-- start of RECORDS TO USE --

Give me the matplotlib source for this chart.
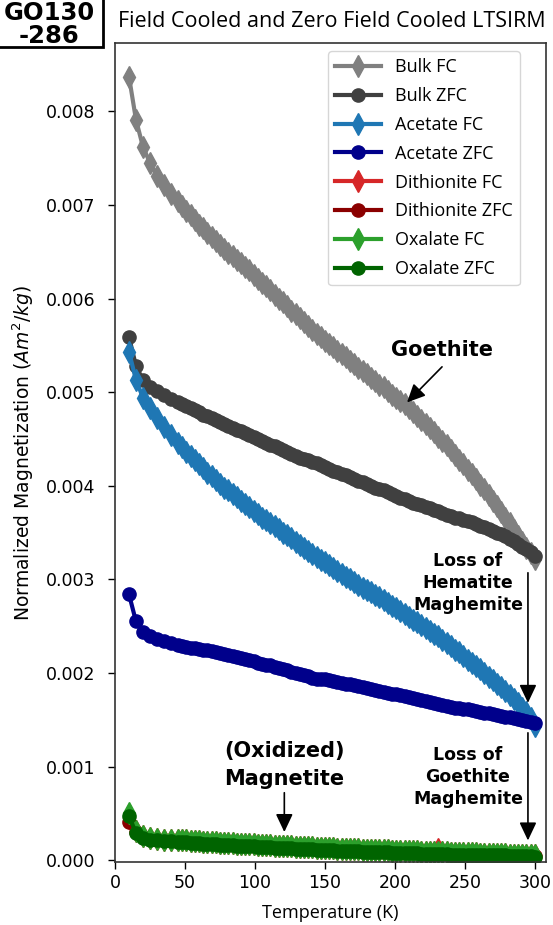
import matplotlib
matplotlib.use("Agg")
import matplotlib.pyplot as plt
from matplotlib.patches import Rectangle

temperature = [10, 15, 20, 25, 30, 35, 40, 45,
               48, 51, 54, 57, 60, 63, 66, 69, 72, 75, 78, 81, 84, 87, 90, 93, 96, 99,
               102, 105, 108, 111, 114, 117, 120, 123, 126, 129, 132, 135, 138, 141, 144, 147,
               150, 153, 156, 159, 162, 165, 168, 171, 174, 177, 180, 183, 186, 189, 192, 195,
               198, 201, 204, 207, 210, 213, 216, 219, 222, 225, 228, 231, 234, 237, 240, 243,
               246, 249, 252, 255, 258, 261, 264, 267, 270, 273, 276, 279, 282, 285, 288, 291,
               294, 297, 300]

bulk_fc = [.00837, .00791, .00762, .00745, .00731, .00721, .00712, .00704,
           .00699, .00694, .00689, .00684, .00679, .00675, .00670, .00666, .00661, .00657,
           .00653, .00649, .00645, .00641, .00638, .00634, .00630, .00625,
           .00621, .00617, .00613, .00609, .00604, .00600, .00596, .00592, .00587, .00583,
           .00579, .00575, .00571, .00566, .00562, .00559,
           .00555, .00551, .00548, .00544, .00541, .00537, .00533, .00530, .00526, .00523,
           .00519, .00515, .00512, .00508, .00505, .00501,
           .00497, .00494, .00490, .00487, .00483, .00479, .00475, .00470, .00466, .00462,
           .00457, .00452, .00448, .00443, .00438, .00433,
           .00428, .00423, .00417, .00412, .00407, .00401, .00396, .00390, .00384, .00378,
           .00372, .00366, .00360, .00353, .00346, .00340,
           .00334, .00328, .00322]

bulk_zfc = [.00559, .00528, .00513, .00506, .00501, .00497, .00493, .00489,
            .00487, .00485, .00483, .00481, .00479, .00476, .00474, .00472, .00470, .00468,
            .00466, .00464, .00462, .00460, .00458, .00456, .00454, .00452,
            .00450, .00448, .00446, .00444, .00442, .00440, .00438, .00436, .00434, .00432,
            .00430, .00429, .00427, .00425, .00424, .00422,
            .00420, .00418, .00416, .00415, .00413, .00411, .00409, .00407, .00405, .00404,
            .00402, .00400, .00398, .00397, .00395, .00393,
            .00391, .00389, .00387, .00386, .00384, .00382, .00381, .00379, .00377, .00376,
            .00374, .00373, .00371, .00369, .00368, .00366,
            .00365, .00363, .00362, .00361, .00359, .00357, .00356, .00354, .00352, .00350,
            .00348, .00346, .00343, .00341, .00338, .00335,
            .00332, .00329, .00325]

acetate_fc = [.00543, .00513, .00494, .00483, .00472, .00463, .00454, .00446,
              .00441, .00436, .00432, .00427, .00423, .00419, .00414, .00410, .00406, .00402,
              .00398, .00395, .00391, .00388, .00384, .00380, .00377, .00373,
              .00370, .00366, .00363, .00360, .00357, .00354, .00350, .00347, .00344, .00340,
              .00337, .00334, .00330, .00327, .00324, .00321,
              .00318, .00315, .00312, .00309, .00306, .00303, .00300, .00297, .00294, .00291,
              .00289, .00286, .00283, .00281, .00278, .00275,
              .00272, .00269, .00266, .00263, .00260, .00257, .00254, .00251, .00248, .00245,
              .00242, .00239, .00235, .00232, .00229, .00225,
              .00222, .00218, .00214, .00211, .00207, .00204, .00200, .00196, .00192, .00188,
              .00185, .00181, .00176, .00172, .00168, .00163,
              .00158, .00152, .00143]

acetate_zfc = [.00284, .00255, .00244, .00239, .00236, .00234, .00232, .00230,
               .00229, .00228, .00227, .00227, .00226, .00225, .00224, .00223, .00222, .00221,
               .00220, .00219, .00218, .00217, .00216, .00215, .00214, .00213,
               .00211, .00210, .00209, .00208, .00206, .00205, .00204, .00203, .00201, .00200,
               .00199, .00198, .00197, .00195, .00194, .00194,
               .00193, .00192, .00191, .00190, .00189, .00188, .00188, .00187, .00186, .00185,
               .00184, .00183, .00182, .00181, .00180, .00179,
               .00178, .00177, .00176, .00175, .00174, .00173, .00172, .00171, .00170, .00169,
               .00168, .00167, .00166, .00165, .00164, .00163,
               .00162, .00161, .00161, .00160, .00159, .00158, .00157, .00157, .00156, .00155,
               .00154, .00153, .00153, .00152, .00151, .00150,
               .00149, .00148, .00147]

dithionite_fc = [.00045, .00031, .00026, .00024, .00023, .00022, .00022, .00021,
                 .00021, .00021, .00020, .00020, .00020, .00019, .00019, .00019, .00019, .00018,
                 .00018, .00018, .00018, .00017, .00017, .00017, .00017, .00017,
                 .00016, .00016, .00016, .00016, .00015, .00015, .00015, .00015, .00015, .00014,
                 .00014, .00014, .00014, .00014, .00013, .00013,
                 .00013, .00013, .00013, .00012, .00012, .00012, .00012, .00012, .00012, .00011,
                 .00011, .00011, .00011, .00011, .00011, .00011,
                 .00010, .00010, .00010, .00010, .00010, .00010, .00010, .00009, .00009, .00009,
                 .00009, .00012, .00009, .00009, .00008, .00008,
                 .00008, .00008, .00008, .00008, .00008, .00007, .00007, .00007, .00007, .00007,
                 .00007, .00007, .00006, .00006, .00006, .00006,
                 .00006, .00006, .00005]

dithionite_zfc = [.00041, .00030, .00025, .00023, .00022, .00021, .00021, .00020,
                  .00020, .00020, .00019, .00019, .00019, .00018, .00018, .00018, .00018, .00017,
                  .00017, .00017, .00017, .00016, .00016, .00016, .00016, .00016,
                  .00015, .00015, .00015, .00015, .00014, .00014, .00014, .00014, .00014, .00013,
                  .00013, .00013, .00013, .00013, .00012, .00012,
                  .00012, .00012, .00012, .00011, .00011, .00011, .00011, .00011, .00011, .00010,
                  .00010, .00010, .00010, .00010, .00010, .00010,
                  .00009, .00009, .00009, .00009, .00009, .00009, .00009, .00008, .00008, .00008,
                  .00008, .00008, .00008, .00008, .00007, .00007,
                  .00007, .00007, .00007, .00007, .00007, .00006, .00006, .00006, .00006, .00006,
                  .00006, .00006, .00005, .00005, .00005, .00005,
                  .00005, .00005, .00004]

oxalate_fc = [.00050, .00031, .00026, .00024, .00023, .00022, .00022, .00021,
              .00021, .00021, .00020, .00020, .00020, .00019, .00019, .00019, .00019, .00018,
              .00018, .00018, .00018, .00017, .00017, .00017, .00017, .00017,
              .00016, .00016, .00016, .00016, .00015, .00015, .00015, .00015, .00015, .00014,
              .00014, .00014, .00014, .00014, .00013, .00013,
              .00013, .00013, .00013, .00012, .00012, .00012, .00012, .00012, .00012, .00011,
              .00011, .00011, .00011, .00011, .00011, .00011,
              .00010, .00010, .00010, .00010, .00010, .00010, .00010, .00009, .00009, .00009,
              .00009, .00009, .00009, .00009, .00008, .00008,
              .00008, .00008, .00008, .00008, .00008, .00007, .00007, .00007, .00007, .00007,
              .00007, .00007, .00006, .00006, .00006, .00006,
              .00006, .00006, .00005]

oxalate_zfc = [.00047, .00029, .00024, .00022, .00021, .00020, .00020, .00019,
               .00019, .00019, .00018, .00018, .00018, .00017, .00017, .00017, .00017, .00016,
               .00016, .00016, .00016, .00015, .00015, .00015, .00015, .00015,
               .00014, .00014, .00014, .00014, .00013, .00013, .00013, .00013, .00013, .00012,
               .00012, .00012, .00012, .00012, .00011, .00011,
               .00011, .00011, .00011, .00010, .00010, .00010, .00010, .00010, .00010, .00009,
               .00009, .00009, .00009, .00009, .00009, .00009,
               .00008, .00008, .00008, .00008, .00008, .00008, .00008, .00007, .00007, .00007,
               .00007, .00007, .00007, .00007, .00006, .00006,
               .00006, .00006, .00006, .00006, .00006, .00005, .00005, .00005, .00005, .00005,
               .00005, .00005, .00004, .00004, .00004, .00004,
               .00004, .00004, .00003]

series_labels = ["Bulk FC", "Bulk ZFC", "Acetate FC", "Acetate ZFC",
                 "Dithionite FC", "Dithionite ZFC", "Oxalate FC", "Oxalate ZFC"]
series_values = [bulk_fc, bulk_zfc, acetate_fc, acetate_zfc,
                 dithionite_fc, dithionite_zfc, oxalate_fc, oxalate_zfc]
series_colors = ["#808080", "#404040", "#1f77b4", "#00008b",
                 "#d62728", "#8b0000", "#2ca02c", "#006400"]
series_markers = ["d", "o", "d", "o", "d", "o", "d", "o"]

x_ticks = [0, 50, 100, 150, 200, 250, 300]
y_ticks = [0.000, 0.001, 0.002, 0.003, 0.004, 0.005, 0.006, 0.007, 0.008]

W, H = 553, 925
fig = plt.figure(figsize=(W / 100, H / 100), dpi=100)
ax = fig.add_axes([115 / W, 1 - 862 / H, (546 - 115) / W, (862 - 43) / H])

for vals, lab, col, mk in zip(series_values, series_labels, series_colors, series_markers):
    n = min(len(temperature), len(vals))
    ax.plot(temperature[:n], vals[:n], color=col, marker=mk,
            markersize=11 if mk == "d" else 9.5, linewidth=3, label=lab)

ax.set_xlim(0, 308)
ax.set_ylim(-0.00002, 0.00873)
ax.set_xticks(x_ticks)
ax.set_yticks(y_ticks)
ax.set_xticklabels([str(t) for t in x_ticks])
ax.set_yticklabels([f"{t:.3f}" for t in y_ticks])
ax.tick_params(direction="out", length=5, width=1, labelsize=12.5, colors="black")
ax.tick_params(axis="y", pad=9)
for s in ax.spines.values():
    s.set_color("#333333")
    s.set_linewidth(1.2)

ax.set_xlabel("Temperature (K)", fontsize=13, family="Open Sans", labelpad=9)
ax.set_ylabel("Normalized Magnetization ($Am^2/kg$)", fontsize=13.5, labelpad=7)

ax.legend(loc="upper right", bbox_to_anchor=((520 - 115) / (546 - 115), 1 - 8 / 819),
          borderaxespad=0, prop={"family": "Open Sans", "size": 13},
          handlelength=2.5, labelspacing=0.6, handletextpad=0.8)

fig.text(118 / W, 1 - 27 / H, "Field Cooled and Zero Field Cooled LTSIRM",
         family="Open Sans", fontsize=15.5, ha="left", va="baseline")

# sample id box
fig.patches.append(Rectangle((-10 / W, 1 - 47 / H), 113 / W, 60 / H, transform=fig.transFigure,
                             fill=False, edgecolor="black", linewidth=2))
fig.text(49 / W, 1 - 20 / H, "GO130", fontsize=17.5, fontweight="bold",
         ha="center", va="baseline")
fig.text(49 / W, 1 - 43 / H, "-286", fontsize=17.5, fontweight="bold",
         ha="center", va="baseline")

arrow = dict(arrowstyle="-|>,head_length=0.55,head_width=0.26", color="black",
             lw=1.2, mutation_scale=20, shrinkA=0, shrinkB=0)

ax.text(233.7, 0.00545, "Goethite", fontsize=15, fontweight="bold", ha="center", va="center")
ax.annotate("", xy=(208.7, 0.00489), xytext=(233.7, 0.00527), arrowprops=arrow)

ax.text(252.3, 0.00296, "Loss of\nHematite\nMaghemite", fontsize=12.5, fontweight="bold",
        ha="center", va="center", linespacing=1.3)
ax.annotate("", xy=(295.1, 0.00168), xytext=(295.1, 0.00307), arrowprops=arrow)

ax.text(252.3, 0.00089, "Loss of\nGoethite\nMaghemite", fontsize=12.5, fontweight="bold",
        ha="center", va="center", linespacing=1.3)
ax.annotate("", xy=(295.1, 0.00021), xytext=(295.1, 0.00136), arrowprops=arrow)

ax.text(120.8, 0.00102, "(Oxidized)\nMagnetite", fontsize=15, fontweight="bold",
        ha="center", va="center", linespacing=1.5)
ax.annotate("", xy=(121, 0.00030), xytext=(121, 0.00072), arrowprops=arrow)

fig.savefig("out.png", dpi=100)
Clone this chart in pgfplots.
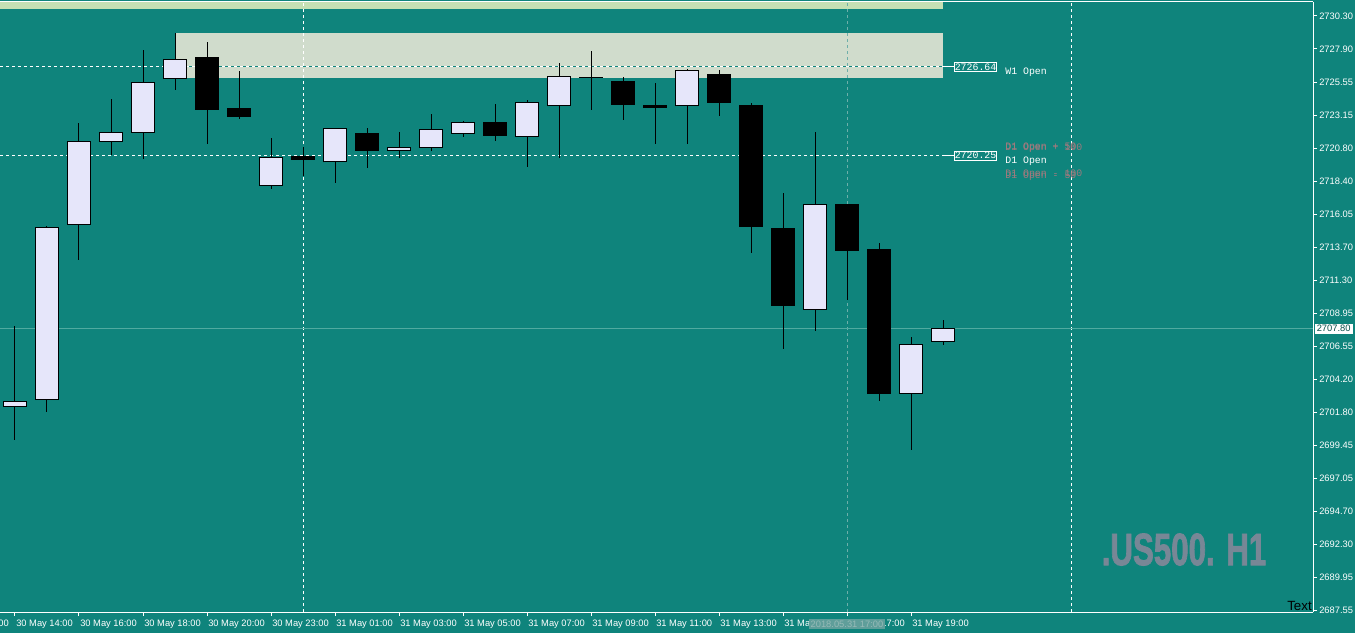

-- end of RECORDS TO USE --

Search the listing for the string "chart". Copy each line where it turns up.

Give me the matplotlib source for this chart.
Clone this chart in pgfplots.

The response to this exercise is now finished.